Lo ví en el Washington Post del 4 de septiembre. Era un buen titular. Encabezaba una crónica de Anthony Faiola. Fechada en Berlín. Para el cronista, el primer ministro húngaro, Viktor Orbán, ya se había convertido en el Donald Trump europeo. Y en uno de los portavoces, por lo tanto, de la derecha menos civilizada de este lado del Atlántico. Donald Trump sueña con poder blindar un día las fronteras de los Estados Unidos contra los emigrantes, los hispanos y los refugiados. El primer mandatario magiar, Viktor Orbán, ya lo ha conseguido. Con sus flamantes alambradas, afiladas como cuchillas, a lo largo de su frontera con Serbia. Pero no lo tiene fácil Viktor Orbán. Otra formación política, más radical que la suya, le está marcando por su derecha. En su programa político tienen, entre otras novedades, una iniciativa para crear un registro especial para los judíos. Afortunadamente, por el momento es un partido casi irrelevante.
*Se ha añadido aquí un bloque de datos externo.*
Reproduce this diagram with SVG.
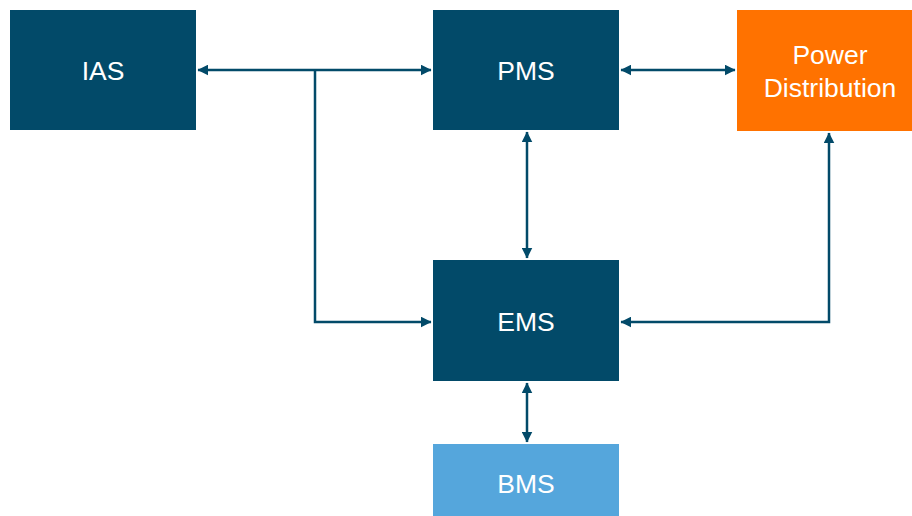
<svg xmlns="http://www.w3.org/2000/svg" width="912" height="516" viewBox="0 0 912 516">
  <style>
    .navy { fill: #024a69; }
    .orange { fill: #ff7200; }
    .light { fill: #55a6dc; }
    .label { font-family: "Liberation Sans", Arial, sans-serif; font-size: 26.5px; fill: #ffffff; text-anchor: middle; dominant-baseline: central; }
    .link { fill: none; stroke: #024a69; stroke-width: 2.5; }
  </style>
  <defs>
    <marker id="arrow" viewBox="0 0 10 10" refX="9.5" refY="5" markerWidth="4.4" markerHeight="4.4" orient="auto-start-reverse" markerUnits="strokeWidth">
      <path d="M0,0 L10,5 L0,10 Z" fill="#024a69"/>
    </marker>
  </defs>
  <rect width="912" height="516" fill="#ffffff"/>

  <g id="connectors">
    <path class="link" d="M198,70 H431" marker-start="url(#arrow)" marker-end="url(#arrow)"/>
    <path class="link" d="M315,70 V322 H431" marker-end="url(#arrow)"/>
    <path class="link" d="M621,70 H735" marker-start="url(#arrow)" marker-end="url(#arrow)"/>
    <path class="link" d="M527,132 V258" marker-start="url(#arrow)" marker-end="url(#arrow)"/>
    <path class="link" d="M829,133 V322 H621" marker-start="url(#arrow)" marker-end="url(#arrow)"/>
    <path class="link" d="M527,383 V442" marker-start="url(#arrow)" marker-end="url(#arrow)"/>
  </g>

  <g id="ias">
    <rect class="navy" x="10" y="10" width="186" height="120"/>
    <text class="label" x="103" y="71">IAS</text>
  </g>
  <g id="pms">
    <rect class="navy" x="433" y="10" width="186" height="120"/>
    <text class="label" x="526" y="71">PMS</text>
  </g>
  <g id="power-distribution">
    <rect class="orange" x="737" y="10" width="186" height="121"/>
    <text class="label" x="830" y="55">Power</text>
    <text class="label" x="830" y="88">Distribution</text>
  </g>
  <g id="ems">
    <rect class="navy" x="433" y="260" width="186" height="121"/>
    <text class="label" x="526" y="322">EMS</text>
  </g>
  <g id="bms">
    <rect class="light" x="433" y="444" width="186" height="80"/>
    <text class="label" x="526" y="484">BMS</text>
  </g>
</svg>
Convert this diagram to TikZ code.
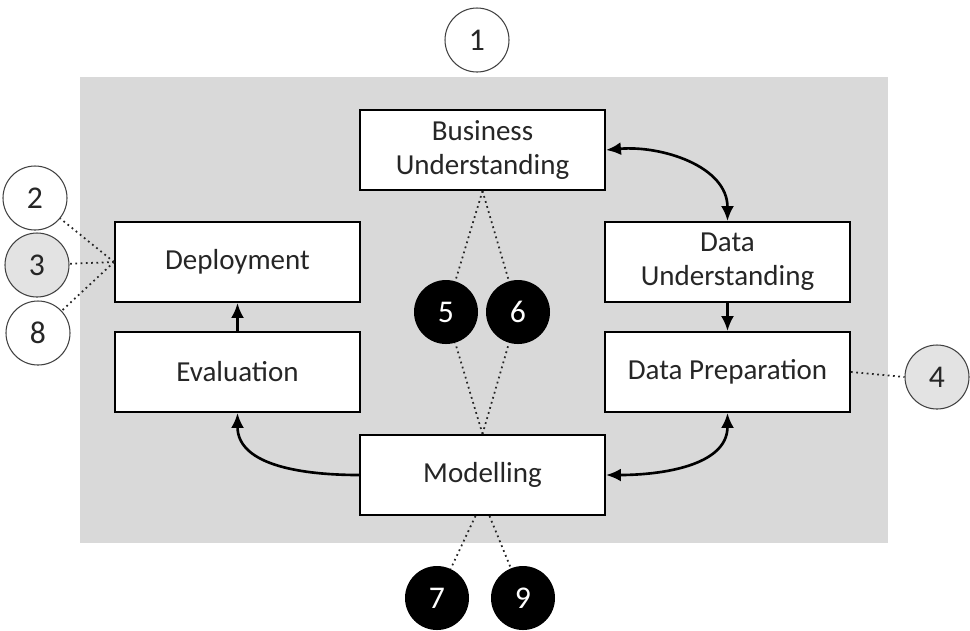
\documentclass[tikz,border=0pt]{standalone}
\usepackage{fontspec}
\setmainfont{Carlito}
\usepackage{tikz}
\usetikzlibrary{arrows.meta,positioning,calc}
\usepackage{xcolor}
\definecolor{panelgray}{HTML}{D9D9D9}
\definecolor{softgray}{HTML}{E3E3E3}
\definecolor{inkgray}{HTML}{262626}

\begin{document}
\begin{tikzpicture}[
    phasebox/.style={rectangle, draw=black, line width=1.1pt, fill=white, minimum width=4.9cm, minimum height=1.6cm, align=center, text=inkgray, font=\fontsize{16.5}{19.5}\selectfont},
    markw/.style={circle, draw=black!75, line width=0.6pt, fill=white, minimum size=1.28cm, inner sep=0pt, text=inkgray, font=\fontsize{18}{20}\selectfont},
    markg/.style={markw, fill=softgray},
    markb/.style={circle, fill=black, minimum size=1.28cm, inner sep=0pt, text=white, font=\fontsize{18}{20}\selectfont},
    flow/.style={line width=1.5pt, -{Latex[length=3mm,width=2.6mm]}},
    flowboth/.style={line width=1.5pt, {Latex[length=3mm,width=2.6mm]}-{Latex[length=3mm,width=2.6mm]}},
    link/.style={dotted, line width=1pt, black!85}
  ]
  \useasboundingbox (0,0) rectangle (19.4,-12.6);
  \fill[panelgray] (1.6,-1.54) rectangle (17.76,-10.86);

  % phases
  \node[phasebox] (bu) at (9.65,-3.0) {Business\\Understanding};
  \node[phasebox] (dep) at (4.75,-5.24) {Deployment};
  \node[phasebox] (eva) at (4.75,-7.44) {Evaluation};
  \node[phasebox] (du) at (14.55,-5.24) {Data\\Understanding};
  \node[phasebox] (dp) at (14.55,-7.44) {Data Preparation};
  \node[phasebox] (mod) at (9.65,-9.5) {Modelling};

  % markers
  \node[markw] (m1) at (9.54,-0.8) {1};
  \node[markw] (m2) at (0.7,-3.96) {2};
  \node[markg] (m3) at (0.74,-5.3) {3};
  \node[markw] (m8) at (0.76,-6.66) {8};
  \node[markg] (m4) at (18.74,-7.54) {4};
  \node[markb] (m5) at (8.92,-6.24) {5};
  \node[markb] (m6) at (10.36,-6.24) {6};
  \node[markb] (m7) at (8.74,-11.96) {7};
  \node[markb] (m9) at (10.46,-11.96) {9};

  % process arrows
  \draw[flowboth] (bu.east) to[out=5,in=90] (du.north);
  \draw[flow] (du.south) -- (dp.north);
  \draw[flowboth] (mod.east) to[out=0,in=-90] (dp.south);
  \draw[flow] (mod.west) to[out=180,in=-90] (eva.south);
  \draw[flow] (eva.north) -- (dep.south);

  % dotted links
  \draw[link] (dep.west) -- (m2);
  \draw[link] (dep.west) -- (m3);
  \draw[link] (dep.west) -- (m8);
  \draw[link] (dp.east) -- (m4.west);
  \draw[link] (bu.south) -- (m5);
  \draw[link] (bu.south) -- (m6);
  \draw[link] (mod.north) -- (m5);
  \draw[link] (mod.north) -- (m6);
  \draw[link] ([xshift=-4pt]mod.south) -- (m7);
  \draw[link] ([xshift=4pt]mod.south) -- (m9);
\end{tikzpicture}
\end{document}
A principios de los años setenta, tuve que viajar con cierta frecuencia y por motivos profesionales a Canadá. Conocí a bastantes húngaros allí. Gente estupenda y emprendedora. Inteligentes, dinámicos y bien adaptados al nuevo mundo. No pocos de ellos llegaron con aquella oleada de los 200.000 refugiados húngaros que huyeron en 1956 de su país, ocupado por los rusos en la posguerra. Fue el año de la malograda Revolución Húngara. En el que los ocupantes soviéticos y sus cómplices locales al final se ensañaron con aquellos patriotas, portadores de la bandera imposible de una revolución romántica en un mundo siniestro. Fue un sangriento y fallido experimento. Para los húngaros el aniversario del levantamiento sigue siendo una fecha importante.

Uno de aquellos antiguos luchadores por la libertad, ahora un prominente ciudadano canadiense, me contó cómo había perdido a sus padres en la otra guerra. Ambos eran profesores de la Universidad Politécnica de Budapest. Fueron asesinados a tiros por los milicianos de la Cruz Flechada. El movimiento fascista húngaro al que Hitler había entregado en la recta final el gobierno de Hungría, ya en los últimos meses de la guerra. Como su líder, Ferenc Szálasi, fueron los de la Cuz Flechada unos fieles servidores del Tercer Reich. Aún más brutales que sus amos alemanes. Parece que mi amigo ya estaba más que cansado de tantos horrores concentrados en tan poco tiempo. Una noche, en el apogeo de la represión soviética, se pasó a Austria. A través de un bosque sembrado de minas. Finalmente pudo emigrar a Canadá. Recordaba su llegada a Montreal. En una calurosa tarde de verano. Tomó algo en la ciudad antigua. Recuerda a los mosquitos y que todo el mundo parecía estar de buen humor. La mayoría hablaba en un francés muy poco parisino. Era obvio que no temían que les oyeran los de la mesa de al lado.

Que yo sepa, nunca regresó a Hungría.